Bradford, the eternal poor cousin to trendy, Harvey Nichols-equipped Leeds, is finally on the des res map. The £100m project which reinvents Lister's Mill by Lathams Architects has kickstarted the transformation of a derelict site that in the late 19th century was famous as one of the world's mega-producers of silk and velvet. Today, Samuel Cunliffe Lister's vast sweatshop contains 131 apartments, slate and oak floors and razor-sharp minimalist decor.
Work on a new tranche of apartments, by developers Urban Splash, is already under way in the second of the mill's huge sandstone buildings. The total floor area of 27 acres gradually degraded when production tailed off after the war before ceasing several years ago. Bradford's incredible architectural hulk looms over the city's Manningham district where, in 2001, riots left a slew of wrecked property and burnt-out cars.
But when the Silk Mill marketing suite opened for business, hundreds of prospective buyers queued round the block to look at apartments ranging in price from £89,000 for studio flats to £285,000 for duplex penthouses. Comparable apartments in Leeds would cost up to double those prices.
The Lister's Mill development suggests that Bradford, which has the highest density of listed buildings of any town or city in England, will gradually haul itself out of a slough of urban despond.
There's no doubt that the involvement of Urban Splash - arguably Britain's most innovative backland developers - has put down an important marker. The Lister's Mill development will be a magnet for local professionals, and property speculators. So, too, will the more piecemeal development of the Little Germany section of the town: run down, but already fundamentally elegant.
But even Urban Splash needed encouragement. And that came three years ago with the roll-out of the city's latest urban masterplan, devised by the high-profile architect, Will Alsop. The scheme, under the auspices of organisations including regional development agency Yorkshire Forward, and Bradford Centre Regeneration, proposed new "landmark" architecture as a kind of brandmark.
Alsop's proposals are an architectural Gestalt therapy - urban pattern-making on a grand scale, designed to give Bradford a new, holistic central physique and a freshly charged psyche.

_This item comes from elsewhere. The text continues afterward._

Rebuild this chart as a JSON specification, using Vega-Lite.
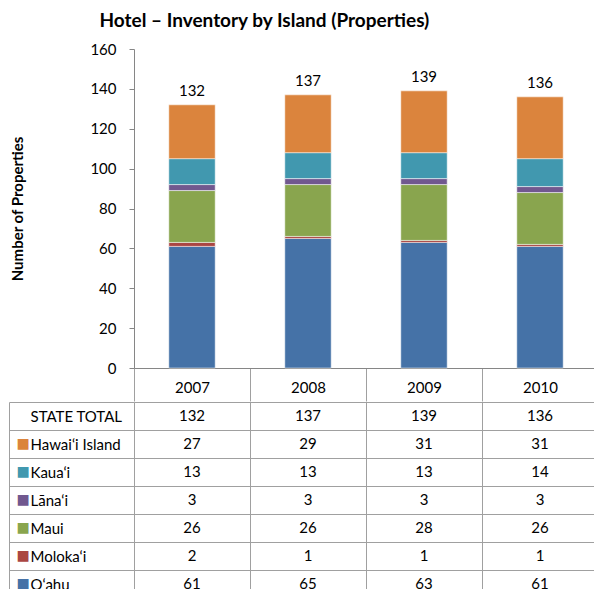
{
  "$schema": "https://vega.github.io/schema/vega-lite/v6.json",
  "padding": {"left": 8, "top": 12, "right": 0, "bottom": 0},
  "title": {"text": "Hotel – Inventory by Island  (Properties)", "font": "Lato", "fontSize": 19, "fontWeight": "bold", "anchor": "start", "dx": 91, "offset": 11, "color": "black"},
  "config": {
    "view": {"stroke": null},
    "font": "Lato",
    "axis": {"labelFont": "Lato", "titleFont": "Lato", "labelColor": "black", "titleColor": "black"},
    "text": {"font": "Lato"}
  },
  "datasets": {
    "d": [
      {"year": "2007", "island": "O‘ahu", "count": 61},
      {"year": "2007", "island": "Moloka‘i", "count": 2},
      {"year": "2007", "island": "Maui", "count": 26},
      {"year": "2007", "island": "Lāna‘i", "count": 3},
      {"year": "2007", "island": "Kaua‘i", "count": 13},
      {"year": "2007", "island": "Hawai‘i Island", "count": 27},
      {"year": "2008", "island": "O‘ahu", "count": 65},
      {"year": "2008", "island": "Moloka‘i", "count": 1},
      {"year": "2008", "island": "Maui", "count": 26},
      {"year": "2008", "island": "Lāna‘i", "count": 3},
      {"year": "2008", "island": "Kaua‘i", "count": 13},
      {"year": "2008", "island": "Hawai‘i Island", "count": 29},
      {"year": "2009", "island": "O‘ahu", "count": 63},
      {"year": "2009", "island": "Moloka‘i", "count": 1},
      {"year": "2009", "island": "Maui", "count": 28},
      {"year": "2009", "island": "Lāna‘i", "count": 3},
      {"year": "2009", "island": "Kaua‘i", "count": 13},
      {"year": "2009", "island": "Hawai‘i Island", "count": 31},
      {"year": "2010", "island": "O‘ahu", "count": 61},
      {"year": "2010", "island": "Moloka‘i", "count": 1},
      {"year": "2010", "island": "Maui", "count": 26},
      {"year": "2010", "island": "Lāna‘i", "count": 3},
      {"year": "2010", "island": "Kaua‘i", "count": 14},
      {"year": "2010", "island": "Hawai‘i Island", "count": 31}
    ]
  },
  "spacing": -7,
  "vconcat": [
    {
      "width": 464,
      "height": 319,
      "data": {"name": "d"},
      "encoding": {
        "x": {"field": "year", "type": "nominal", "scale": {"paddingInner": 0, "paddingOuter": 0},
          "axis": {"title": null, "tickBand": "extent", "tickSize": 33, "tickColor": "#a0a0a0", "domainColor": "#868686", "labelAngle": 0, "labelPadding": -21, "labelFontSize": 15}},
        "y": {"field": "count", "type": "quantitative", "scale": {"domain": [0, 160]},
          "axis": {"title": "Number of Properties", "titleFontSize": 15, "titleFontWeight": "bold", "titlePadding": 64, "values": [0, 20, 40, 60, 80, 100, 120, 140, 160], "labelOverlap": false, "grid": false, "domainColor": "#868686", "tickColor": "#868686", "tickSize": 5, "labelPadding": 13, "labelFontSize": 15}}
      },
      "layer": [
        {
          "mark": {"type": "bar", "width": {"band": 0.4}, "stroke": "white", "strokeWidth": 1, "strokeOpacity": 0.5},
          "encoding": {
            "color": {"field": "island", "type": "nominal",
              "scale": {"domain": ["O‘ahu", "Moloka‘i", "Maui", "Lāna‘i", "Kaua‘i", "Hawai‘i Island"], "range": ["#4572A7", "#AA4643", "#89A54E", "#71588F", "#4198AF", "#DB843D"]},
              "legend": null},
            "order": {"field": "island", "sort": "descending"}
          }
        },
        {
          "transform": [{"aggregate": [{"op": "sum", "field": "count", "as": "count"}], "groupby": ["year"]}],
          "mark": {"type": "text", "dy": -9, "baseline": "alphabetic", "fontSize": 15, "color": "black"},
          "encoding": {
            "text": {"field": "count", "type": "quantitative"}
          }
        }
      ]
    },
    {
      "width": 464,
      "height": 196,
      "data": {"name": "d"},
      "layer": [
        {
          "mark": {"type": "text", "fontSize": 15, "color": "black"},
          "encoding": {
            "x": {"field": "year", "type": "nominal", "scale": {"paddingInner": 0, "paddingOuter": 0},
              "axis": {"title": null, "grid": true, "tickBand": "extent", "gridColor": "#a0a0a0", "labels": false, "ticks": false, "domain": false}},
            "y": {"field": "island", "type": "nominal",
              "scale": {"domain": ["STATE TOTAL", "Hawai‘i Island", "Kaua‘i", "Lāna‘i", "Maui", "Moloka‘i", "O‘ahu"], "paddingInner": 0, "paddingOuter": 0},
              "axis": {"title": null, "orient": "left", "tickBand": "extent", "tickSize": 125, "tickColor": "#a0a0a0", "grid": true, "gridColor": "#a0a0a0", "domain": false, "labelAlign": "left", "labelPadding": -21, "labelFontSize": 15, "labelBaseline": "middle", "labelLimit": 0}},
            "text": {"field": "count", "type": "quantitative"}
          }
        },
        {
          "transform": [{"aggregate": [{"op": "sum", "field": "count", "as": "total"}], "groupby": ["year"]}],
          "mark": {"type": "text", "fontSize": 15, "color": "black"},
          "encoding": {
            "x": {"field": "year", "type": "nominal"},
            "y": {"datum": "STATE TOTAL", "type": "nominal",
              "scale": {"domain": ["STATE TOTAL", "Hawai‘i Island", "Kaua‘i", "Lāna‘i", "Maui", "Moloka‘i", "O‘ahu"], "paddingInner": 0, "paddingOuter": 0},
              "axis": {"title": null, "orient": "left", "offset": 125, "domain": true, "domainColor": "#a0a0a0", "ticks": false, "tickSize": 0, "grid": false,
                "labelExpr": "datum.value == 'STATE TOTAL' ? '' : '■'", "labelFont": "DejaVu Sans", "labelFontSize": 14, "labelAlign": "left", "labelPadding": -7, "labelBaseline": "middle",
                "labelColor": {"expr": "datum.value == 'O‘ahu' ? '#4572A7' : datum.value == 'Moloka‘i' ? '#AA4643' : datum.value == 'Maui' ? '#89A54E' : datum.value == 'Lāna‘i' ? '#71588F' : datum.value == 'Kaua‘i' ? '#4198AF' : '#DB843D'"}}},
            "text": {"field": "total", "type": "quantitative"}
          }
        }
      ],
      "resolve": {"axis": {"y": "independent"}}
    }
  ]
}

Abstract art, the tap-root that feeds Alsop's architectural expression, is involved. And so too is an acknowledgement of the need for destruction. If the scheme goes ahead in its entirety, dozens of architecturally regrettable post-war buildings right in the heart of the city will be razed. It's not yet a fully clarified vista. But the urban dream, the brazen virtual future it suggests, is crucial. Alsop's vision of Bradford is a series of perceptions whose drama challenges Bradford people to consider all sorts of futures - and to look with renewed interest at what already exists around them.
At the Silk Mill, Lathams Architects have turned the virtual into aspirational fact. And they've done it with a combination of historical tact and modernist detailing that never quite lets you forget that, once, 11,000 people worked on the site under the shadow of the soaring, Italianate tower that is the city's most remarkable architectural exclamation mark. Thus, the makeover is part newbuild, part listed-building conservation.
The power of the mill's original materials - florid brick, perfectly cut sandstone the colour of waxy honey, and rugged concrete - meet shrewdly arranged tableaux of white walls, shadow gaps and chic, gleaming fittings. They agree to disagree, and the effect is rather gripping.
Lathams director Stuart Hodgkinson's approach reveals something of a love affair with the original materials of the mill: the weighty sandstone cills, the rubbled concrete vaults over the corridors between the ranges of apartments - how the Brutalist architects of the Sixties and Seventies would have loved them - and the heavy but beautifully detailed new central steel staircase (engineered by Arup) add up to a wonderful palette of tough but engrossing architecture.
The apartments look like a million dollars, but they're actually an exercise in rigorous reduction. Urban Splash's success is based, increasingly, on a restricted range of materials, specifications and spatial modes. The result: improved materials and buying power, quicker construction and fit-out, and reduced "snagging". From design to completion, the Silk Mill development took just three years - an absolutely remarkable turnaround.
Lathams hadn't experienced this almost industrially systematised template to design before. But Hodgkinson admits that the practice learned important lessons from it, and will carry them forward into similar makeover projects in the future. The fact that his team managed to deliver such a strongly graphic fit-out without destroying the atmosphere of the architectural host organism says something about their attention to detail, and the way quite different materials can be made to co-exist with such demure decorum.
Bradford, once benighted, off the radar and off the commercial pace, suddenly threatens to enter a new and perhaps even fashionable phase. Home-seekers, and smart-money investors, will surely await further developments at Lister's Mill and, in due course, the Little Germany quarter.